E não se pode nem mesmo alegar que a prova ilícita está apenas sendo usada para dar início a uma investigação que tentaria encontrar evidências lícitas da suposta obtenção ilegal de dados de ministros do STJ. Isso porque, ao ter como ponto de partida o produto de um crime, a operação toda está viciada, pela doutrina dos “frutos da árvore envenenada”. Foi por se basear apenas em evidência ilícita que, em 2019, o então corregedor-geral do Ministério Público, Orlando Rochadel, arquivou reclamações no Conselho Nacional do MP contra Deltan Dallagnol, ex-coordenador da força-tarefa da Lava Jato.
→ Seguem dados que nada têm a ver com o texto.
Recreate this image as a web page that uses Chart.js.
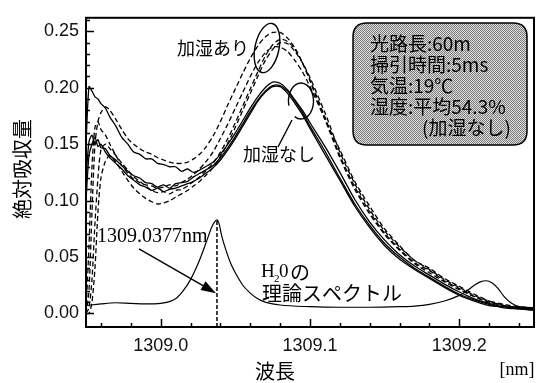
<!DOCTYPE html>
<html><head><meta charset="utf-8">
<script src="https://cdn.jsdelivr.net/npm/chart.js@4"></script>
<style>html,body{margin:0;padding:0;background:#fff}#wrap{width:536px;height:383px}</style>
</head><body><div id="wrap"><canvas id="c" width="536" height="383"></canvas></div>
<script>
// ---- data ----
const WAVELENGTH = [1308.950,1308.952,1308.954,1308.956,1308.958,1308.960,1308.963,1308.966,1308.970,1308.974,1308.978,1308.982,1308.986,1308.990,1308.994,1308.998,1309.002,1309.006,1309.010,1309.014,1309.018,1309.022,1309.026,1309.030,1309.035,1309.040,1309.045,1309.050,1309.055,1309.060,1309.065,1309.070,1309.075,1309.080,1309.085,1309.090,1309.095,1309.100,1309.110,1309.120,1309.130,1309.140,1309.150,1309.160,1309.170,1309.180,1309.190,1309.200,1309.210,1309.220,1309.230,1309.240,1309.250];
// 加湿なし (solid)
const DRY_1 = [0.150,0.201,0.197,0.192,0.190,0.186, 0.182,0.174,0.166,0.156,0.150,0.143,0.141,0.137,0.137,0.133, 0.132,0.130,0.130,0.126,0.128,0.125,0.127,0.130, 0.134,0.141,0.150,0.160,0.171,0.182,0.192,0.200,0.205,0.204,0.198,0.189,0.180,0.169, 0.148,0.125,0.101,0.081,0.065,0.052,0.042,0.034,0.026,0.019, 0.013,0.009,0.006,0.005,0.004];
const DRY_2 = [0.120,0.152,0.158,0.150,0.154,0.147, 0.146,0.140,0.136,0.131,0.126,0.122,0.120,0.116,0.115,0.112, 0.114,0.111,0.115,0.116,0.117,0.121,0.124,0.127, 0.131,0.138,0.147,0.157,0.168,0.179,0.189,0.197,0.202,0.202,0.197,0.188,0.178,0.166, 0.144,0.120,0.097,0.078,0.062,0.050,0.040,0.032,0.024,0.017, 0.012,0.008,0.005,0.004,0.003];
const DRY_3 = [0.100,0.140,0.150,0.156,0.148,0.150, 0.143,0.138,0.133,0.128,0.122,0.118,0.114,0.112,0.109,0.111, 0.108,0.110,0.111,0.113,0.115,0.117,0.120,0.124, 0.129,0.136,0.145,0.155,0.166,0.177,0.188,0.196,0.201,0.201,0.195,0.186,0.176,0.164, 0.141,0.118,0.095,0.076,0.060,0.048,0.039,0.031,0.023,0.016, 0.011,0.007,0.006,0.004,0.003];
// 加湿あり (dashed)
const WET_1 = [0.000,0.020,0.090,0.150,0.170,0.178, 0.183,0.180,0.172,0.163,0.155,0.150,0.146,0.143,0.141,0.138, 0.136,0.134,0.133,0.133,0.134,0.137,0.141,0.147, 0.157,0.170,0.185,0.199,0.213,0.226,0.237,0.245,0.249,0.249,0.244,0.235,0.222,0.206, 0.172,0.145,0.117,0.095,0.075,0.060,0.047,0.040,0.031,0.024, 0.017,0.011,0.007,0.005,0.004];
const WET_2 = [0.000,0.005,0.030,0.080,0.120,0.145, 0.150,0.146,0.140,0.133,0.127,0.121,0.117,0.113,0.109,0.107, 0.108,0.106,0.109,0.110,0.113,0.117,0.121,0.126, 0.133,0.143,0.155,0.169,0.184,0.199,0.214,0.228,0.238,0.243,0.241,0.234,0.222,0.207, 0.174,0.140,0.112,0.090,0.071,0.057,0.045,0.038,0.029,0.022, 0.015,0.010,0.007,0.005,0.004];
const WET_3 = [0.000,0.000,0.010,0.040,0.090,0.120, 0.135,0.140,0.134,0.126,0.118,0.111,0.106,0.102,0.099,0.097, 0.098,0.100,0.103,0.106,0.109,0.113,0.117,0.122, 0.129,0.139,0.151,0.165,0.180,0.195,0.210,0.224,0.234,0.240,0.239,0.232,0.222,0.209, 0.178,0.143,0.115,0.092,0.073,0.059,0.047,0.039,0.030,0.023, 0.016,0.011,0.008,0.006,0.005];
const WET_4 = [0.000,0.060,0.130,0.165,0.170,0.163, 0.158,0.150,0.140,0.131,0.124,0.119,0.116,0.114,0.113,0.111, 0.112,0.114,0.113,0.116,0.119,0.123,0.128,0.134, 0.143,0.155,0.168,0.182,0.196,0.210,0.222,0.231,0.236,0.236,0.232,0.224,0.214,0.201, 0.172,0.138,0.110,0.088,0.070,0.056,0.044,0.036,0.028,0.021, 0.015,0.010,0.007,0.005,0.004];
// H2O theoretical spectrum
const THEORY_X = [1308.950,1308.960,1308.970,1308.980,1308.990,1309.000,1309.010,1309.015,1309.020,1309.025,1309.028,1309.031,1309.034,1309.036,1309.0377,1309.039,1309.041,1309.044,1309.047,1309.050,1309.055,1309.060,1309.065,1309.070,1309.080,1309.100,1309.120,1309.140,1309.160,1309.170,1309.180,1309.190,1309.200,1309.205,1309.210,1309.214,1309.218,1309.222,1309.226,1309.230,1309.235,1309.240,1309.250];
const THEORY_Y = [0.007,0.0085,0.0095,0.009,0.0085,0.009,0.013,0.020,0.030,0.044,0.054,0.065,0.076,0.081,0.083,0.080,0.068,0.055,0.044,0.036,0.025,0.018,0.013,0.010,0.0075,0.006,0.0055,0.0055,0.006,0.0065,0.008,0.011,0.016,0.020,0.025,0.028,0.029,0.027,0.022,0.015,0.009,0.006,0.005];
const PEAK_NM = 1309.0377;
const PEAK_TOP = 0.083;
const X_TICKS = [1309.0, 1309.1, 1309.2];
const Y_TICKS = [0.00, 0.05, 0.10, 0.15, 0.20, 0.25];
const X_RANGE = [1308.95, 1309.25];
const Y_RANGE = [-0.012, 0.262];
const INFO_LINES = ['光路長:60m', '掃引時間:5ms', '気温:19℃', '湿度:平均54.3%', '(加湿なし)'];

const CJK = '"Noto Sans CJK JP"';
const toXY = (xs, ys) => xs.map((x, i) => ({x, y: ys[i]}));
const solid = d => ({data: toXY(WAVELENGTH, d), borderColor:'#000', borderWidth:1.3, pointRadius:0, tension:0.25, fill:false});
const dashed = d => ({data: toXY(WAVELENGTH, d), borderColor:'#000', borderWidth:1.3, borderDash:[5,3], pointRadius:0, tension:0.25, fill:false});

const decor = {
  id: 'decor',
  beforeDraw(chart) {
    const c = chart.ctx; c.save(); c.fillStyle = '#fff'; c.fillRect(0, 0, chart.width, chart.height); c.restore();
  },
  afterDatasetsDraw(chart) {
    const ctx = chart.ctx, a = chart.chartArea, xs = chart.scales.x, ys = chart.scales.y;
    ctx.save();
    ctx.strokeStyle = '#000'; ctx.fillStyle = '#000';
    // inner ticks
    ctx.lineWidth = 1.5;
    for (let k = 0; k <= 14; k++) {
      const v = 1308.96 + k * 0.02;
      const major = Math.abs(Math.round(v * 10) - v * 10) < 1e-6;
      const px = Math.round(xs.getPixelForValue(v)) + 0.5;
      ctx.beginPath(); ctx.moveTo(px, a.bottom); ctx.lineTo(px, a.bottom - (major ? 8 : 4)); ctx.stroke();
    }
    for (let k = 0; k <= 26; k++) {
      const v = k * 0.01;
      const major = k % 5 === 0;
      const py = Math.round(ys.getPixelForValue(v)) + 0.5;
      ctx.beginPath(); ctx.moveTo(a.left, py); ctx.lineTo(a.left + (major ? 8 : 4), py); ctx.stroke();
    }
    // frame
    ctx.lineWidth = 2;
    ctx.strokeRect(a.left, a.top, a.right - a.left, a.bottom - a.top);

    // axis titles
    ctx.textBaseline = 'middle';
    ctx.textAlign = 'center';
    ctx.font = '20px ' + CJK;
    ctx.save(); ctx.translate(22, 169); ctx.rotate(-Math.PI / 2); ctx.fillText('絶対吸収量', 0, 0); ctx.restore();
    ctx.fillText('波長', 275, 371);
    ctx.font = '18px "Liberation Serif"';
    ctx.fillText('[nm]', 517, 370);

    // annotations
    ctx.textAlign = 'left';
    ctx.font = '18px ' + CJK;
    ctx.fillText('加湿あり', 177, 48);
    ctx.fillText('加湿なし', 243, 154);
    ctx.lineWidth = 1.4;
    ctx.beginPath(); ctx.ellipse(267, 48, 12, 25, 12 * Math.PI / 180, 0, 2 * Math.PI); ctx.stroke();
    ctx.beginPath(); ctx.ellipse(301, 101, 12.5, 18, 0, 165 * Math.PI / 180, (120 + 360) * Math.PI / 180); ctx.stroke();
    ctx.beginPath(); ctx.moveTo(278, 147); ctx.lineTo(292, 120); ctx.stroke();

    ctx.font = '20px "Liberation Serif"';
    ctx.fillText('1309.0377nm', 97, 237);
    // arrow to the dashed line
    const x0 = xs.getPixelForValue(1308.9855), y0 = ys.getPixelForValue(0.0573);
    const x1 = xs.getPixelForValue(PEAK_NM) - 1, y1 = ys.getPixelForValue(0.018);
    const ang = Math.atan2(y1 - y0, x1 - x0), L = 15, W = 5;
    ctx.lineWidth = 1.4;
    ctx.beginPath(); ctx.moveTo(x0, y0); ctx.lineTo(x1 - L * Math.cos(ang), y1 - L * Math.sin(ang)); ctx.stroke();
    ctx.beginPath();
    ctx.moveTo(x1, y1);
    ctx.lineTo(x1 - L * Math.cos(ang) + W * Math.sin(ang), y1 - L * Math.sin(ang) - W * Math.cos(ang));
    ctx.lineTo(x1 - L * Math.cos(ang) - W * Math.sin(ang), y1 - L * Math.sin(ang) + W * Math.cos(ang));
    ctx.closePath(); ctx.fill();

    // H2O label
    ctx.font = '19px "Liberation Serif"';
    ctx.fillText('H', 261, 272);
    ctx.font = '11px "Liberation Serif"';
    ctx.fillText('2', 274, 279);
    ctx.font = '19px "Liberation Serif"';
    ctx.fillText('0', 279, 272);
    ctx.font = '20px ' + CJK;
    ctx.fillText('の', 290, 272);
    ctx.fillText('理論スペクトル', 262, 293);

    // info box
    const pc = document.createElement('canvas'); pc.width = 2; pc.height = 2;
    const pq = pc.getContext('2d');
    pq.fillStyle = '#dedede'; pq.fillRect(0, 0, 2, 2);
    pq.fillStyle = '#7c7c7c'; pq.fillRect(0, 0, 1, 1); pq.fillRect(1, 1, 1, 1);
    const pat = ctx.createPattern(pc, 'repeat');
    const bx = 353, by = 23, bw = 174, bh = 122, r = 14;
    ctx.beginPath();
    ctx.moveTo(bx + r, by); ctx.lineTo(bx + bw - r, by); ctx.quadraticCurveTo(bx + bw, by, bx + bw, by + r);
    ctx.lineTo(bx + bw, by + bh - r); ctx.quadraticCurveTo(bx + bw, by + bh, bx + bw - r, by + bh);
    ctx.lineTo(bx + r, by + bh); ctx.quadraticCurveTo(bx, by + bh, bx, by + bh - r);
    ctx.lineTo(bx, by + r); ctx.quadraticCurveTo(bx, by, bx + r, by); ctx.closePath();
    ctx.fillStyle = pat; ctx.fill();
    ctx.lineWidth = 1.5; ctx.strokeStyle = '#000'; ctx.stroke();
    ctx.fillStyle = '#000';
    ctx.font = '19px ' + CJK;
    const lineY = [44, 65, 86, 107, 128];
    INFO_LINES.forEach((t, i) => ctx.fillText(t, i === 4 ? 422 : 370, lineY[i]));
    ctx.restore();
  }
};

new Chart(document.getElementById('c'), {
  type: 'line',
  data: {
    datasets: [
      solid(DRY_1), solid(DRY_2), solid(DRY_3),
      dashed(WET_1), dashed(WET_2), dashed(WET_3), dashed(WET_4),
      {data: toXY(THEORY_X, THEORY_Y), borderColor:'#000', borderWidth:1.2, pointRadius:0, cubicInterpolationMode:'monotone', fill:false},
      {data: [{x: PEAK_NM, y: Y_RANGE[0]}, {x: PEAK_NM, y: PEAK_TOP}], borderColor:'#000', borderWidth:1.5, borderDash:[4,2], pointRadius:0, fill:false}
    ]
  },
  options: {
    responsive: false, animation: false, devicePixelRatio: 1,
    layout: {padding: {top: 11, right: 2, left: 0, bottom: 0}},
    plugins: {legend: {display: false}, tooltip: {enabled: false}},
    scales: {
      x: {
        type: 'linear', min: X_RANGE[0], max: X_RANGE[1],
        grid: {display: false, drawTicks: false}, border: {display: false},
        afterBuildTicks: s => { s.ticks = X_TICKS.map(v => ({value: v})); },
        afterFit: s => { s.height = 56; },
        ticks: {padding: 8, color: '#111', font: {family: 'Liberation Sans', size: 18}, callback: v => Number(v).toFixed(1), maxRotation: 0, autoSkip: false}
      },
      y: {
        type: 'linear', min: Y_RANGE[0], max: Y_RANGE[1],
        grid: {display: false, drawTicks: false}, border: {display: false},
        afterBuildTicks: s => { s.ticks = Y_TICKS.map(v => ({value: v})); },
        afterFit: s => { s.width = 86; },
        ticks: {padding: 7, color: '#111', font: {family: 'Liberation Sans', size: 18}, callback: v => Number(v).toFixed(2)}
      }
    }
  },
  plugins: [decor]
});
</script>
</body></html>
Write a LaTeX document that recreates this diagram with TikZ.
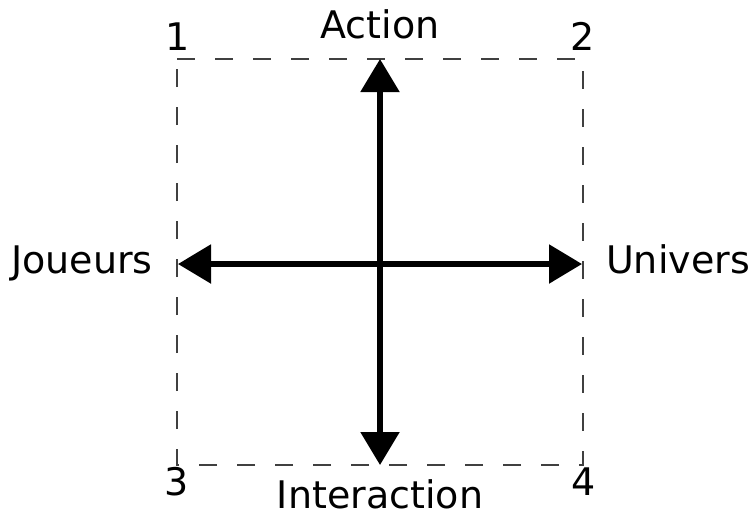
\documentclass[tikz,border=0pt]{standalone}
\usepackage{fontspec}
\setmainfont{DejaVu Sans}
\usetikzlibrary{arrows.meta}
\begin{document}
\begin{tikzpicture}[x=1pt,y=-1pt,
  lbl/.style={anchor=base,inner sep=0pt,font=\fontsize{38}{46}\selectfont},
  frame/.style={draw=black!75,line width=1.4pt,dash pattern=on 18pt off 20pt},
  axis/.style={line width=5.5pt,{Triangle[length=33pt,width=38pt]}-{Triangle[length=33pt,width=38pt]}}]
\useasboundingbox (0,0) rectangle (755,512);
\coordinate (c1) at (177,59);
\coordinate (c4) at (583,465);
\coordinate (top) at (380,59);
\coordinate (bot) at (380,465);
\coordinate (lft) at (178,264);
\coordinate (rgt) at (582,264);
\draw[frame] (c1) -- (583,59) -- (c4) -- (177,465) -- cycle;
\draw[axis] (top) -- (bot);
\draw[axis] (lft) -- (rgt);
\node[lbl] (action) at (380,38) {Action};
\node[lbl] (inter) at (380,508) {Interaction};
\node[lbl] (joueurs) at (82,273) {Joueurs};
\node[lbl] (univers) at (678,273) {Univers};
\node[lbl] (n1) at (178,50) {1};
\node[lbl] (n2) at (583,50) {2};
\node[lbl] (n3) at (177,495) {3};
\node[lbl] (n4) at (584,495) {4};
\end{tikzpicture}
\end{document}
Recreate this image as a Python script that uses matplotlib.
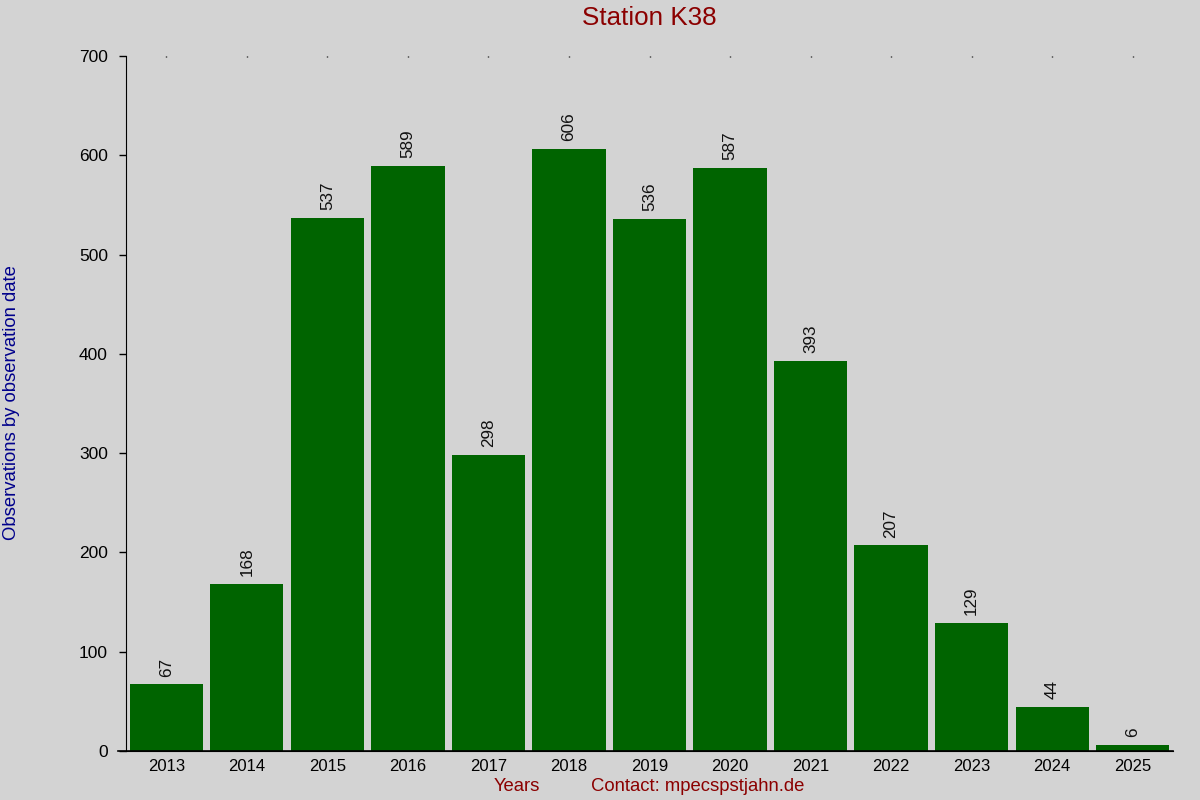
import matplotlib
matplotlib.use("Agg")
import matplotlib.pyplot as plt

years = ["2013", "2014", "2015", "2016", "2017", "2018", "2019", "2020", "2021", "2022", "2023", "2024", "2025"]
values = [67, 168, 537, 589, 298, 606, 536, 587, 393, 207, 129, 44, 6]
yticks = [0, 100, 200, 300, 400, 500, 600, 700]

plt.rcParams['font.family'] = ['Liberation Sans', 'DejaVu Sans']
bg = '#d3d3d3'
fig = plt.figure(figsize=(12, 8), dpi=100, facecolor=bg)
ax = fig.add_axes([0.105, 0.06125, 0.8725, 0.86875], facecolor=bg)

x = list(range(len(years)))
ax.bar(x, values, width=0.91, color='#006400')
for xi, v in zip(x, values):
    ax.text(xi, v + 8, str(v), rotation=90, ha='center', va='bottom', fontsize=12.3, color='#111111')

ax.set_xlim(-0.5, len(years) - 0.5)
ax.set_ylim(0, 700)
ax.set_yticks(yticks)
ax.set_yticklabels([str(t) for t in yticks])
ax.set_xticks(x)
ax.set_xticklabels(years)
ax.tick_params(axis='y', length=5, width=1, direction='out', pad=8, labelsize=12.5)
ax.tick_params(axis='x', top=True, bottom=False, labelbottom=True, labeltop=False,
               length=1, width=1, direction='in', pad=6, labelsize=12)

ax.spines['top'].set_visible(False)
ax.spines['right'].set_visible(False)

# extended baseline
ax.plot([-0.6, len(years) - 0.5], [0, 0], color='black', lw=1.2, clip_on=False)

fig.text(0.541, 0.978, "Station K38", ha='center', va='center', fontsize=18.7, color='#8b0000')
fig.text(0.01, 0.497, "Observations by observation date", rotation=90, ha='center', va='center', fontsize=13.3, color='#00008b')
fig.text(0.431, 0.017, "Years", ha='center', va='center', fontsize=13.3, color='#8b0000')
fig.text(0.5815, 0.017, "Contact: mpecspstjahn.de", ha='center', va='center', fontsize=13.3, color='#8b0000')

fig.savefig("out.png", dpi=100, facecolor=bg)
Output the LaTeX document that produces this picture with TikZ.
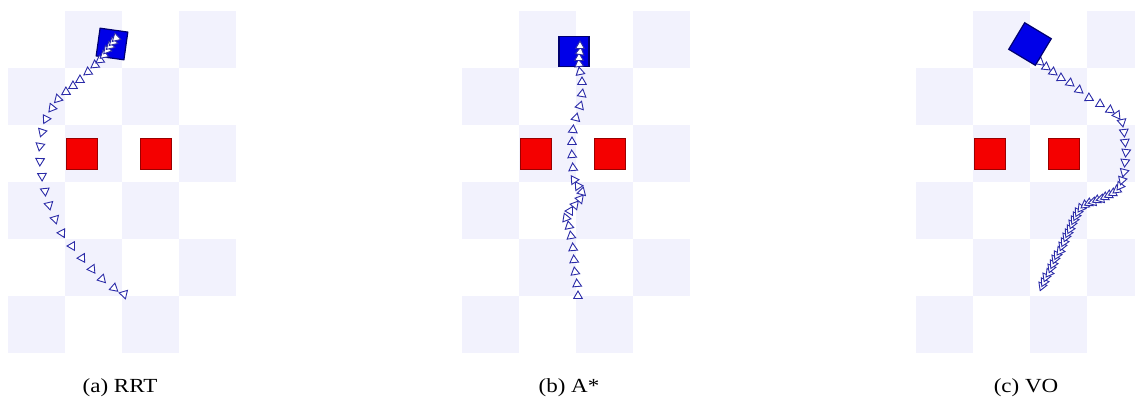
\documentclass[tikz,border=0pt]{standalone}
\usepackage{fontspec}
\setmainfont{Liberation Serif}
\usetikzlibrary{shapes.geometric}
\definecolor{tilelav}{HTML}{F2F2FD}
\definecolor{obsred}{HTML}{F40000}
\definecolor{obsedge}{HTML}{9A0000}
\definecolor{botblue}{HTML}{0000E8}
\definecolor{botedge}{HTML}{000070}
\definecolor{trailblue}{HTML}{2B2BA8}

\begin{document}
\begin{tikzpicture}[
    x=0.5pt, y=-0.5pt,
    tile/.style={fill=tilelav},
    obstacle/.style={fill=obsred, draw=obsedge, line width=0.4pt,
      minimum size=15.5pt, inner sep=0pt},
    robot/.style={fill=botblue, draw=botedge, line width=0.6pt,
      minimum size=#1, inner sep=0pt},
    trail/.style={regular polygon, regular polygon sides=3, minimum size=5pt,
      inner sep=0pt, draw=trailblue, fill=white, line width=0.45pt,
      shape border rotate=-90},
    caption/.style={font=\fontsize{10}{12}\selectfont, anchor=base, xscale=1.15},
  ]
  \useasboundingbox (0,0) rectangle (1135,397);
  \clip (0,0) rectangle (1135,397);

  % =================== BOARDS: tiles + obstacles ===================
  \foreach \px/\pname in {8/a, 462/b, 916/c} {
    \begin{scope}[shift={(\px,11)}]
      \foreach \r in {0,...,5}
        \foreach \c in {0,...,3} {
          \pgfmathtruncatemacro{\odd}{mod(\r+\c,2)}
          \ifnum\odd=1
            \fill[tile] (\c*57,\r*57) rectangle ++(57,57);
          \fi
        }
      \node[obstacle] (obs\pname1) at (73.5,143) {};
      \node[obstacle] (obs\pname2) at (148,143) {};
    \end{scope}
  }

  % =================== (a) RRT ===================
  \node[robot=14pt, rotate=-8] (bota) at (112,44) {};
  % marker heading = direction from the previous pose (+ offset)
  \foreach \x/\y [remember=\x as \lx (initially 126), remember=\y as \ly (initially 298)] in
    {124/294, 114/288, 102/279, 92/269, 82/258, 72/246, 62/233, 55/219, 49/205,
     45/191, 42/176, 40/161, 40/146, 42/132, 46/119, 52/108, 58/99, 66/92, 73/86,
     80/80, 88/72, 95/65, 100/60, 104/55, 107/50, 110/46, 113/42, 116/38} {
    \pgfmathsetmacro{\ang}{atan2(\ly-\y,\x-\lx)-70}
    \node[trail, rotate=\ang] at (\x,\y) {};
  }

  % =================== (b) A* ===================
  \node[robot=15pt] (botb) at (574,51.5) {};
  \foreach \x/\y [remember=\x as \lx (initially 578), remember=\y as \ly (initially 302)] in
    {578/296, 577/284, 575/272, 574/260, 573/248, 571/236, 569/226, 566/218, 570/211,
     575/205, 580/199, 582/192, 578/186, 574/180, 573/168, 572/155, 572/142, 573/130,
     576/118, 580/106, 582/94, 582/82, 580/72, 579/64, 579/58, 580/52, 580/46} {
    \pgfmathsetmacro{\ang}{atan2(\ly-\y,\x-\lx)}
    \node[trail, rotate=\ang] at (\x,\y) {};
  }

  % =================== (c) VO ===================
  \foreach \x/\y [remember=\x as \lx (initially 1040), remember=\y as \ly (initially 291)] in
    {1042/286, 1044/282, 1046/277, 1049/273, 1051/268, 1053/264, 1055/259, 1057/255,
     1060/251, 1062/246, 1064/242, 1066/237, 1068/233, 1070/229, 1072/224, 1074/220,
     1076/216, 1078/212, 1081/208, 1085/205, 1089/203, 1093/202, 1097/200, 1101/199,
     1105/197, 1109/195, 1113/193, 1117/190, 1120/186, 1122/180, 1124/172, 1125/162,
     1126/152, 1125/142, 1124/132, 1122/122, 1117/115, 1110/110, 1100/104, 1089/98,
     1079/90, 1070/83, 1061/78, 1053/72, 1046/67, 1040/62} {
    \pgfmathsetmacro{\ang}{atan2(\ly-\y,\x-\lx)+180}
    \node[trail, rotate=\ang] at (\x,\y) {};
  }
  \node[robot=15.5pt, rotate=-31] (botc) at (1030,44) {};

  % =================== Captions ===================
  \node[caption] (capa) at (120,392) {(a) RRT};
  \node[caption] (capb) at (569,392) {(b) A*};
  \node[caption] (capc) at (1026,392) {(c) VO};

\end{tikzpicture}
\end{document}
É o mesmo destino que deveriam ter o inquérito do STJ, bem como uma apuração interna no CNMP e uma investigação na PGR, ambas solicitadas por Martins em ofício datado do último dia 5.
Aos poucos os adversários da Lava Jato vão perdendo o pudor. Que haveria uma ofensiva contra a mais bem-sucedida operação de combate à corrupção da história do país era evidente. Esta reação começou dentro do marco legal, por exemplo com a aprovação, no Congresso, de leis como a de abuso de autoridade ou a desfiguração do pacote anticrime. Depois, passou-se a usar brechas na lei ou na jurisprudência, como nas decisões que anularam condenações em que corréus delatados não puderam entregar suas alegações finais depois dos corréus delatores (por mais que tudo tenha ocorrido em respeito absoluto ao Código de Processo Penal). Por fim, a reação chega a uma nova fase em que material ilícito é usado sem a menor cerimônia para promover a perseguição aos membros da (agora dissolvida) força-tarefa, por mais que a Constituição diga o contrário. Ilegalidade, abuso e arbítrio jamais serão palavras fortes demais para descrever os métodos de quem quer encurralar a Lava Jato.